Louis Cane, furniture designer
In bringing together historical forms and techniques, Cane has always been alert to the use of figuration and colour, and he has a deep admiration for the work of master craftsmen.
He set up his furniture workshops to employ the top practitioners in their fields: bronze workers, marquetry experts and cabinetmakers — and the sale celebrates them, too.
‘I feel very privileged to have my own workshops,’ says Cane. ‘Not only do they allow me to work directly with the best craftsmen, but they are also a great opportunity to approach new materials and challenges.’

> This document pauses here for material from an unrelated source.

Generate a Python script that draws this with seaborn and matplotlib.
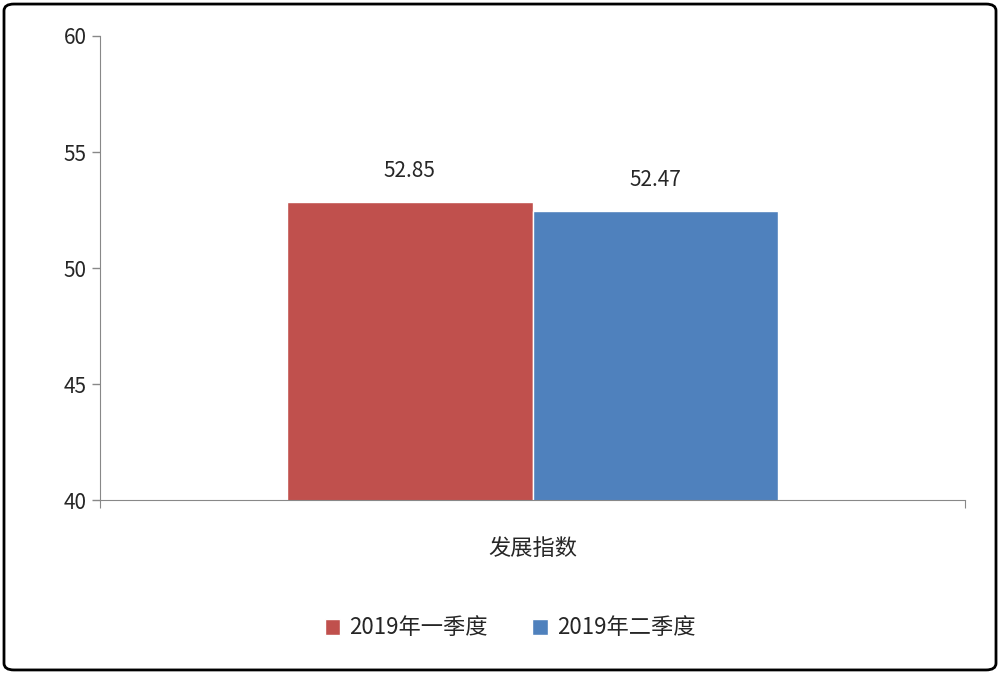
import matplotlib
matplotlib.use("Agg")
import matplotlib.pyplot as plt
import seaborn as sns
import pandas as pd
from matplotlib.patches import FancyBboxPatch

categories = ["发展指数"]
series = ["2019年一季度", "2019年二季度"]
values = [52.85, 52.47]
colors = ["#C0504D", "#4F81BD"]

sns.set_style("white")
plt.rcParams['font.family'] = ['Noto Sans CJK SC', 'DejaVu Sans']

df = pd.DataFrame({"cat": categories * 2, "series": series, "value": values})

fig = plt.figure(figsize=(10, 6.74), dpi=100)
ax = fig.add_axes([0.1, 0.258, 0.865, 0.6886])
sns.barplot(data=df, x="cat", y="value", hue="series", palette=colors,
            width=0.568, ax=ax, legend=True, saturation=1)
ax.set_xlim(-0.5, 0.5)
ax.set_ylim(40, 60)
ax.set_yticks([40, 45, 50, 55, 60])
ax.tick_params(axis="y", labelsize=15, direction="out", length=6, left=True, width=1, color="#888888")
ax.set_xticks([-0.5, 0.5])
ax.set_xticklabels(["", ""])
ax.tick_params(axis="x", direction="out", length=6, bottom=True, color="#888888")
ax.set_xlabel("")
ax.set_ylabel("")
for s in ["top", "right"]:
    ax.spines[s].set_visible(False)
for s in ["left", "bottom"]:
    ax.spines[s].set_color("#888888")
for cont in ax.containers:
    ax.bar_label(cont, fmt="%.2f", padding=14, fontsize=15)
fig.text(0.533, 1 - 548 / 674, categories[0], ha="center", va="center", fontsize=16)
ax.legend(loc="center", bbox_to_anchor=(0.51, 1 - 628 / 674), bbox_transform=fig.transFigure,
          ncol=2, frameon=False, fontsize=16, handlelength=0.7, handleheight=0.7,
          columnspacing=2.0, handletextpad=0.4)
fig.patches.append(FancyBboxPatch((0.004, 0.006), 0.992, 0.988, boxstyle="round,pad=0,rounding_size=0.01",
                                  transform=fig.transFigure, fill=False, edgecolor="black", linewidth=2))
fig.savefig("out.png", dpi=100)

In their juxtaposition of materials and techniques, the lighting, furniture and decorative objects in the sale are both contemporary and timeless. ‘I often wonder about the reasons for the incredible wealth of creation in the 18th century,’ says Cane, ‘when cabinetmakers and sculptors created works that were both beautiful and easy to live with.’
Furniture and decorative art objects have always been an ‘essential part’ of his work, he says, and the partnership with Christie’s has enabled him to create a retrospective of his output.
‘Louis Cane: Meubles et objets décoratifs offers a distillation of Cane’s practice,’ says Simon de Monicault, head of European Furniture and Works of Art at Christie’s in Paris. ‘It is an opportunity to look at the many exciting aspects of his work — his creativity combined with perfection of execution; rigour combined with imagination.’
Among the highlights of the auction is Cane’s Lanterne ‘aux singes jardiniers’ from 2001. A white-coated bronze lantern adorned with gardening monkeys, it is part of a group of neoclassical lanterns and standing lamps created in the spirit of the picturesque plaster and bronze furnishings of Diego Giacometti (1902-1985).
The sinuous Console ‘Ruban’ (‘Ribbon’ console, above) in sanded oak, from 2008, exemplifies Cane’s desire to celebrate ‘the sensuality of the surface long since lost in art’, while his Bureau ‘aux papillons’ (‘Butterfly’ desk, below), created in ebony and marquetry in 1998, recalls the ‘harmony of line, colour, proportion and distribution of materials’ of the Ancien Régime furniture Cane so admires.
In their graceful silhouettes, refined craftsmanship and use of exquisite materials, other lots in the sale echo the work of 20th-century French designers including the Art Deco masters Émile-Jacques Ruhlmann (1879-1933), Armand-Albert Rateau (1882-1938) and Eugène Printz (1889-1948).
Cane’s botanical caprices — the Console ‘aux joncs’ (‘Rushes’ console, above) of 1994, for instance, or his Saule pleureur (below), a bronze rendering of a weeping willow from 2018 — conjure the playful spirit of works by François-Xavier (1927-2008) and Claude Lalanne (1924-2019).
Elsewhere, works such as his bench in teak and bronze and his ‘Clavette’ console in steel and glass from 1998 clearly demonstrate Cane’s ability to render exquisite simplicity of form.
Louis Cane, curator
Running alongside the sale of Cane’s own furniture, Christie’s Paris has invited Cane to curate two upcoming auctions, The Exceptional Sale on 24 November and The Collector: le goût français on 28 November.
‘We are placing the sales under his artistic gaze as a painter, sculptor and designer,’ says de Monicault — and it seems Cane couldn’t be more delighted with his role as creator, curator and tastemaker.
‘These challenging times have been a wonderful opportunity for new and unexpected projects,’ he says.